Вновь на горизонте появились западные эксперты, тихо и незаметно работающие над «правовыми стройками» нового десятилетия: законом о полиции, запретом заключать под стражу бизнесменов (интересно, почему предпринимателей нельзя заключать под стражу, а почтальонов, шахтеров или журналистов за те же деяния – можно?) и т.д. Вновь они рапортуют об успехах. Вновь эти «успехи» вызывают сплошные слезы не только у почтальонов или шахтеров, но и у самих бизнесменов... Одновременно с этим власть снова закручивает те из не докрученных гаек, которые еще остались с романтических 1990-х, по каждому удобному поводу сокращая компетенцию суда присяжных или изменяя в духе «вертикализации» порядок назначения Gредседателя Конституционного суда (не дай бог, оставить хоть малейшую «щелочку» для независимости судей)...
Но почему бы не предпринять что-нибудь полезное и не одарить подданных настоящей апелляцией – и Западу понравится, и политических рисков нет?
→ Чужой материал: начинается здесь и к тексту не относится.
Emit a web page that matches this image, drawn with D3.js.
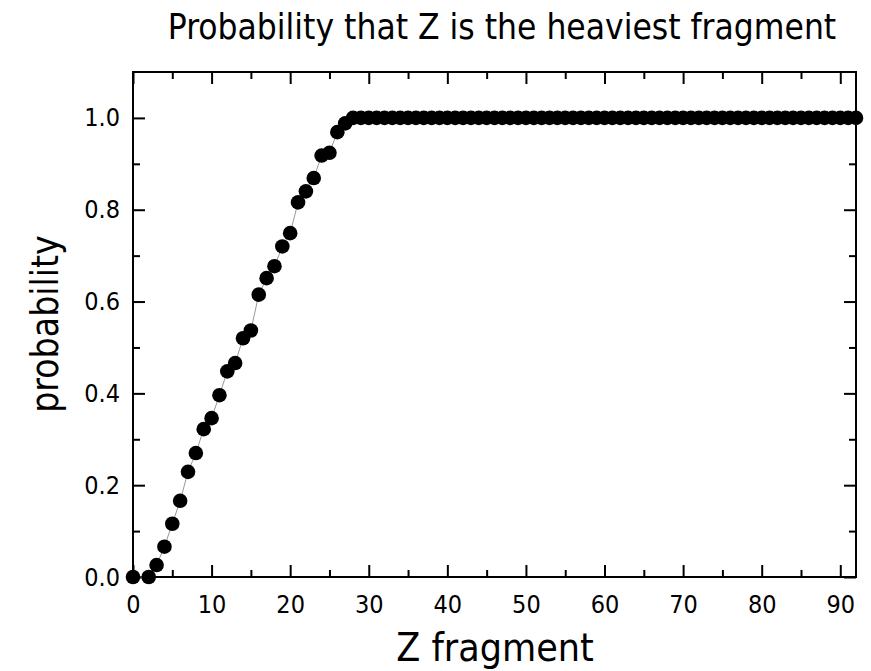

И ленинградские мальчики, гордящиеся отличными отметками по советскому хозяйственному праву и научному коммунизму, опять начинают рассуждать на эту тему, не имея ни малейшего представления, чем англо-американская апелляция отличается от французской апелляции, а французская кассация – от германской ревизии...
Это все называется современная российская «судебно-правовая реформа».
И последнее: есть ли у нас шанс получить независимый суд, без которого все остальные процессуальные мероприятия просто бессмысленны? Ясно одно – современные российские политико-правовые элиты нас им не одарят, что бы они там ни говорили в порыве красноречия. Зачем? Чтобы независимый суд признал однажды фальсификации на выборах со стороны правящей партии? Чтобы он признал правоту манифестантов, добивающихся реализации свободы собраний? Чтобы вынес решение в пользу «бедного», судящегося против «богатого» за свой подлежащий сносу дом, мешающий строительству торгово-развлекательного комплекса?
Поэтому не надо апеллировать к «доброму царю». Он не поможет. Судебно-правовую реформу рано или поздно придется делать самим, поскольку без нее в России нельзя построить ни нормальное общество, ни эффективное государство.